Given request → Both boundary lines count: repeat, exactly and alone, the lines from the one containing "Generate a LaTeX" to the one containing "(0,0) rectangle (1326,572);", with pictures left out.

Extracted information →
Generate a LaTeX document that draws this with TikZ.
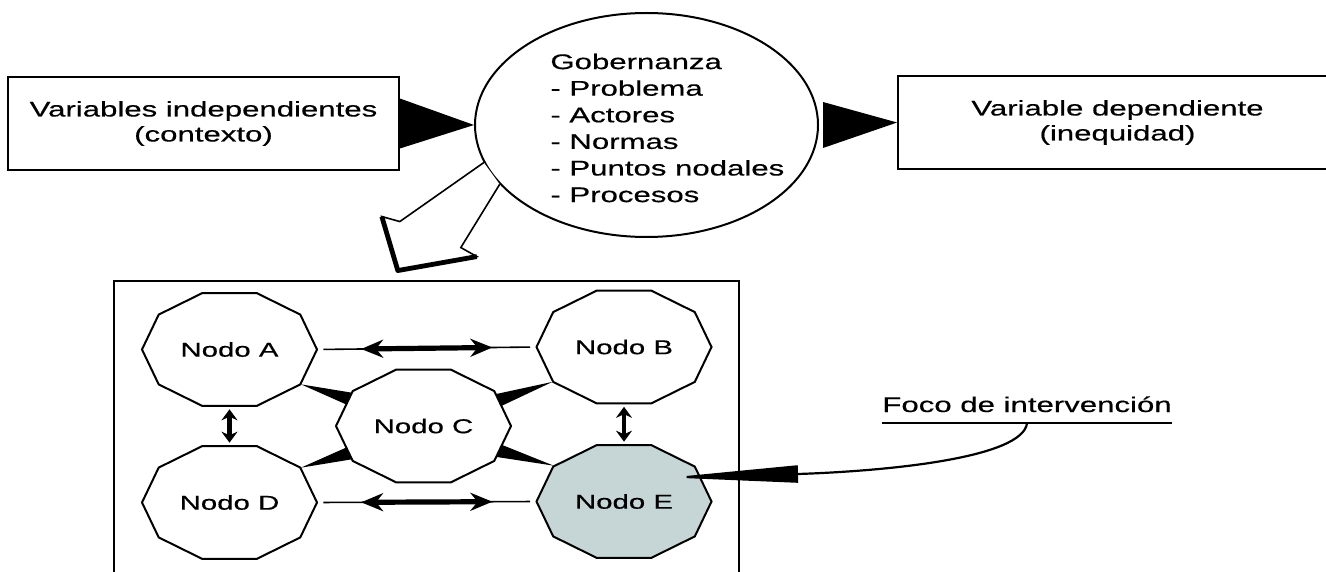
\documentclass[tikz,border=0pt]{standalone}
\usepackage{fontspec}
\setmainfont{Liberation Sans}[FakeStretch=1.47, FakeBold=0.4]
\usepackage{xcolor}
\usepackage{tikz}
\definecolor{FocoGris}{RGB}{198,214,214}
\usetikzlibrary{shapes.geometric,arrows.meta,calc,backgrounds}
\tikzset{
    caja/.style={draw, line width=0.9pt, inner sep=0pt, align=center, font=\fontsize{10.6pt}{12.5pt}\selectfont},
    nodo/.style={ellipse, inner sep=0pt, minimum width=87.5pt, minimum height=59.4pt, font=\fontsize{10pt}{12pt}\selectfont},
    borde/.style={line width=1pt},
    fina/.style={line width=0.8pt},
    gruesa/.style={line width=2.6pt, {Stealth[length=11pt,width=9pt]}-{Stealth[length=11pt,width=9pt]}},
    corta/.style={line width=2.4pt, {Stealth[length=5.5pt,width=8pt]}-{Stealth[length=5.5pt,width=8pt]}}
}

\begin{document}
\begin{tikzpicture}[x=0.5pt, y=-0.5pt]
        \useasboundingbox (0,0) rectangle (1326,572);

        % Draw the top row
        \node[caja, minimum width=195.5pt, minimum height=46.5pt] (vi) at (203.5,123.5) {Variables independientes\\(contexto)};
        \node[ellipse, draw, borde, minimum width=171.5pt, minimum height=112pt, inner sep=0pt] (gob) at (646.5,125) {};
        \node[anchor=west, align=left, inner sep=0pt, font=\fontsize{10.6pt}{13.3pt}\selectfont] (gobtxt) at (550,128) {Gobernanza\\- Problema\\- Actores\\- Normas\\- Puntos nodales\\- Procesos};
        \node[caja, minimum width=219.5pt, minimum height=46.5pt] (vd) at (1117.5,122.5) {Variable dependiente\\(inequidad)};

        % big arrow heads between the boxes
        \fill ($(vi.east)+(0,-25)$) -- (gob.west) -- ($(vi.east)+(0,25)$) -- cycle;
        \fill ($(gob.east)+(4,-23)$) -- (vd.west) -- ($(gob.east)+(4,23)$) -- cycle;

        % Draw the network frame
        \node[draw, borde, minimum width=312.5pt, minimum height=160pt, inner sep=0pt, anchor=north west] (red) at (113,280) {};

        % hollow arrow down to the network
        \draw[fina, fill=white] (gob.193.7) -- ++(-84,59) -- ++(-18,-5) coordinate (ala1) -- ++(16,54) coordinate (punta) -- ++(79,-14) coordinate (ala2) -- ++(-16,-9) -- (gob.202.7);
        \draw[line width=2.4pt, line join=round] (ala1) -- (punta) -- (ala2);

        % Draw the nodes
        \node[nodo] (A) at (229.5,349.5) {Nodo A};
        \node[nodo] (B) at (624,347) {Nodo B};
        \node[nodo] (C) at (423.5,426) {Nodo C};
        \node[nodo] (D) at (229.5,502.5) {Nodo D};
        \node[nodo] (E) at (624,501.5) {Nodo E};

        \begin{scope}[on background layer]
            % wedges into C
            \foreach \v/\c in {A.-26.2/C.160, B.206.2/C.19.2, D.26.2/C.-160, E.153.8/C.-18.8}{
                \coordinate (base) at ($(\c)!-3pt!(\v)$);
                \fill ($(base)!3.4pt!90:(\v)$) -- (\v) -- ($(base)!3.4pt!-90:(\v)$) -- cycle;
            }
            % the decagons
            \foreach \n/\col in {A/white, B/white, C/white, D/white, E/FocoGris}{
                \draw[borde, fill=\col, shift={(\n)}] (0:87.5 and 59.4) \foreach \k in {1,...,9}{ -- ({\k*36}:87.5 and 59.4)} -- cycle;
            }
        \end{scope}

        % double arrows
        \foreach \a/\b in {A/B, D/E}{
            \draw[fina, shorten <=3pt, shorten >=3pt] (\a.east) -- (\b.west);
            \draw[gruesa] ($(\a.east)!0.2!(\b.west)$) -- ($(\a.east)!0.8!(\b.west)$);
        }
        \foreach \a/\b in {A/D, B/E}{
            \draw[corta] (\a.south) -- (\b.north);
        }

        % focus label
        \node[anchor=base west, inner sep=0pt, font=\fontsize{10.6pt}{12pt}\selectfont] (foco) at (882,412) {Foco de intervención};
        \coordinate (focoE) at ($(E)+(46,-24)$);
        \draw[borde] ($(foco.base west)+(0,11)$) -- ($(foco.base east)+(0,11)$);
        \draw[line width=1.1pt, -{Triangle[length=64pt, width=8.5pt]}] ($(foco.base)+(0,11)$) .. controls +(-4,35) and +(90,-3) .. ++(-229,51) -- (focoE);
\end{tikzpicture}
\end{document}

==

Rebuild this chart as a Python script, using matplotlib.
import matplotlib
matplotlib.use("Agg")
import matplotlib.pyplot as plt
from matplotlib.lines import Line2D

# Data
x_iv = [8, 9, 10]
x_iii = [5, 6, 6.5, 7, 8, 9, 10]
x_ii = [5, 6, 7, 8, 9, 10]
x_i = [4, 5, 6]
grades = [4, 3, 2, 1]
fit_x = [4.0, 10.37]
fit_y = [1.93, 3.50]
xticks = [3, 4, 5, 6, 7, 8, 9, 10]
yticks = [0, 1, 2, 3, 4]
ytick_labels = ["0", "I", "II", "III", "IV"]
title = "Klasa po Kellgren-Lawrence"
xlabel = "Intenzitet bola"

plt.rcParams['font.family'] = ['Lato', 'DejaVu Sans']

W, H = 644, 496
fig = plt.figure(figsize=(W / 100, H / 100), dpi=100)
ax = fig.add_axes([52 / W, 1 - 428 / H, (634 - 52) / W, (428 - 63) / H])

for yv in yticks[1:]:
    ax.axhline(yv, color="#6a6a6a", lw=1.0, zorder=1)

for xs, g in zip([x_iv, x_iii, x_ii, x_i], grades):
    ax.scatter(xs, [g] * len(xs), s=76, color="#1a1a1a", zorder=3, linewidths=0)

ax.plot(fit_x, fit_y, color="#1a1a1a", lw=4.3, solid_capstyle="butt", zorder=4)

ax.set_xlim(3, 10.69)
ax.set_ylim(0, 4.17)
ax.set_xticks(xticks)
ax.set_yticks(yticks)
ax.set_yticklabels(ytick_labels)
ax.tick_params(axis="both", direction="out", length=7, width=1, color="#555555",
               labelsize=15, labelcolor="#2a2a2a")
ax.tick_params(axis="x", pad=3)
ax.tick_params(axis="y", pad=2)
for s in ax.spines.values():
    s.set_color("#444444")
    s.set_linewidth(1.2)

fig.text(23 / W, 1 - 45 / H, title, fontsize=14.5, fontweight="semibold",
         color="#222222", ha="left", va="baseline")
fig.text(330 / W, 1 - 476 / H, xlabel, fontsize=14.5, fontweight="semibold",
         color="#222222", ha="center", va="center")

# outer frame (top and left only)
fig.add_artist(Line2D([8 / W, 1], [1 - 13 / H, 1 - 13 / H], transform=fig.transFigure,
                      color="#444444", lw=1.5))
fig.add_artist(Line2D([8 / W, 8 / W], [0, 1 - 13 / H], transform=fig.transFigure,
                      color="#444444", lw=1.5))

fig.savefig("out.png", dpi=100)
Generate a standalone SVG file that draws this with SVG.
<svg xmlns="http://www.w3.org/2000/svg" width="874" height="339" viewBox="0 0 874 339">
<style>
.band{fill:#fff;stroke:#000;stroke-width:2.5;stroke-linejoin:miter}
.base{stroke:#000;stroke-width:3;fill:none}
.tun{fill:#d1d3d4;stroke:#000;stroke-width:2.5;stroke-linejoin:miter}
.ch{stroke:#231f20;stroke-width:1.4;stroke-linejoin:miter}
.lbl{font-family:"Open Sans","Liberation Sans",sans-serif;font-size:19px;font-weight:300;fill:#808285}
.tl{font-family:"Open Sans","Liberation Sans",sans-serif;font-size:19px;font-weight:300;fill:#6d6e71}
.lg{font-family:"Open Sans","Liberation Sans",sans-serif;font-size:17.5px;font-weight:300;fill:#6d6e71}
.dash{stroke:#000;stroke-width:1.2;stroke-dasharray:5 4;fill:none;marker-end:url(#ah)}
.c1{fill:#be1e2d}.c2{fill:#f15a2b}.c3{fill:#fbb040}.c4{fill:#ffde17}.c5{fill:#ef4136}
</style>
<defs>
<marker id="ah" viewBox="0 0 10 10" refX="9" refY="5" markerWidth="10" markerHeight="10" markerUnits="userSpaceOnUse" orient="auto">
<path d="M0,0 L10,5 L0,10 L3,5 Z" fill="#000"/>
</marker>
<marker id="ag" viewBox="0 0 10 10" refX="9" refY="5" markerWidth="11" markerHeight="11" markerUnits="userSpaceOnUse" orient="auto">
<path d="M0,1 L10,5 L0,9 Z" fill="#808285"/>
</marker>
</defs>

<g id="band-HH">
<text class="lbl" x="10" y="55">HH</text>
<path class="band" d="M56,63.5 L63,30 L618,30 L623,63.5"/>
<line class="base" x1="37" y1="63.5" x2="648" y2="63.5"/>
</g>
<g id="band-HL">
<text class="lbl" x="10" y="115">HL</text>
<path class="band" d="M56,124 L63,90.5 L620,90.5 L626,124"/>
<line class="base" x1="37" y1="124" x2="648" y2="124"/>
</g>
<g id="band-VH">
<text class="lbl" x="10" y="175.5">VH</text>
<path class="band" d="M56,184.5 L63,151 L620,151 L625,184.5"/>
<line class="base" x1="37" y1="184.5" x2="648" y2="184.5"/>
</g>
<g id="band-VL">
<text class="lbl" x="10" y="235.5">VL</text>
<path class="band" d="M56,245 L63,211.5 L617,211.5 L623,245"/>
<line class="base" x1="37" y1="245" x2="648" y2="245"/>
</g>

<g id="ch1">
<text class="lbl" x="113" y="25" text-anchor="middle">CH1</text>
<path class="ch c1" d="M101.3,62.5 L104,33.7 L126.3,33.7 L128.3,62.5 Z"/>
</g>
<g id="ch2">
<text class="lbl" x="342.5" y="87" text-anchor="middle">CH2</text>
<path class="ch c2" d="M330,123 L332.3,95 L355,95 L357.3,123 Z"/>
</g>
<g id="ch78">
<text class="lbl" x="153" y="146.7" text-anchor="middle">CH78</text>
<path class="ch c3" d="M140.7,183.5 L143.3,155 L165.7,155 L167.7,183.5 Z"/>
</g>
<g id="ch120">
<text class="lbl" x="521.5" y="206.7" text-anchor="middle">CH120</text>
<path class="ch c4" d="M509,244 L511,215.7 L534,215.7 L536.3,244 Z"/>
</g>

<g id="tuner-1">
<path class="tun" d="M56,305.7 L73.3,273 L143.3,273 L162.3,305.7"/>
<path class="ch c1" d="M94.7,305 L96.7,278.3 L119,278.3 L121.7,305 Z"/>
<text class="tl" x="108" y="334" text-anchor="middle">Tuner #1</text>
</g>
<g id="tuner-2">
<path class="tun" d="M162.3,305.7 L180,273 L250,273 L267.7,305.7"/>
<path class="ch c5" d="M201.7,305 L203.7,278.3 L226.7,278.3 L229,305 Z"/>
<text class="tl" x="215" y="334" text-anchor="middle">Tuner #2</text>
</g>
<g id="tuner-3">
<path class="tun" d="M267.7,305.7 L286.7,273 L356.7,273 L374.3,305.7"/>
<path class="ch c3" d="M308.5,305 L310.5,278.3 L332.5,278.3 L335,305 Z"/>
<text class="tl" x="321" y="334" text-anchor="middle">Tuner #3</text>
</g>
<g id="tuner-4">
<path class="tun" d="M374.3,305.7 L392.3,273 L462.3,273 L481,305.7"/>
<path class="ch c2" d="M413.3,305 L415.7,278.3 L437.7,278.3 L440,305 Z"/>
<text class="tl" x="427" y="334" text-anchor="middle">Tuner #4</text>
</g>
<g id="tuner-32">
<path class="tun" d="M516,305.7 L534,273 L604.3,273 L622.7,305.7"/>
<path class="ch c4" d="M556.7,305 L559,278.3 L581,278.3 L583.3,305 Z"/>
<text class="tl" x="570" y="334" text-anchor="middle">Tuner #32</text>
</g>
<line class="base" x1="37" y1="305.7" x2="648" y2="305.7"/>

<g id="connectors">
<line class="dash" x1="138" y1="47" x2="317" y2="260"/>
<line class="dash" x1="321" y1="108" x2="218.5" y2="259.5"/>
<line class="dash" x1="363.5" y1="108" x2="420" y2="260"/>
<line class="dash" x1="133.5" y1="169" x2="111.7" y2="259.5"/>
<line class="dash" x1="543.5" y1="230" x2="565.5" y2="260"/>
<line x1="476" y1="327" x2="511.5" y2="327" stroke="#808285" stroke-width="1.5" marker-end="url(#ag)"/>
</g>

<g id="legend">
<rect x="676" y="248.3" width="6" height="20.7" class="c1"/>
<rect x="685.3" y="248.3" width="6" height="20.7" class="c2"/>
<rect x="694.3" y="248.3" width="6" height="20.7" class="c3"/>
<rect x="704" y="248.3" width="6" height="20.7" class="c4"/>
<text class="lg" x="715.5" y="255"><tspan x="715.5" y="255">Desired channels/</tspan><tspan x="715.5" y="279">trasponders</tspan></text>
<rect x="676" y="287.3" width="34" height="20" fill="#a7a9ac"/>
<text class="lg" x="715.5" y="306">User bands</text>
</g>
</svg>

Exercise response →
Generate a LaTeX document that draws this with TikZ.
\documentclass[tikz,border=0pt]{standalone}
\usepackage{fontspec}
\setmainfont{Liberation Sans}[FakeStretch=1.47, FakeBold=0.4]
\usepackage{xcolor}
\usepackage{tikz}
\definecolor{FocoGris}{RGB}{198,214,214}
\usetikzlibrary{shapes.geometric,arrows.meta,calc,backgrounds}
\tikzset{
    caja/.style={draw, line width=0.9pt, inner sep=0pt, align=center, font=\fontsize{10.6pt}{12.5pt}\selectfont},
    nodo/.style={ellipse, inner sep=0pt, minimum width=87.5pt, minimum height=59.4pt, font=\fontsize{10pt}{12pt}\selectfont},
    borde/.style={line width=1pt},
    fina/.style={line width=0.8pt},
    gruesa/.style={line width=2.6pt, {Stealth[length=11pt,width=9pt]}-{Stealth[length=11pt,width=9pt]}},
    corta/.style={line width=2.4pt, {Stealth[length=5.5pt,width=8pt]}-{Stealth[length=5.5pt,width=8pt]}}
}

\begin{document}
\begin{tikzpicture}[x=0.5pt, y=-0.5pt]
        \useasboundingbox (0,0) rectangle (1326,572);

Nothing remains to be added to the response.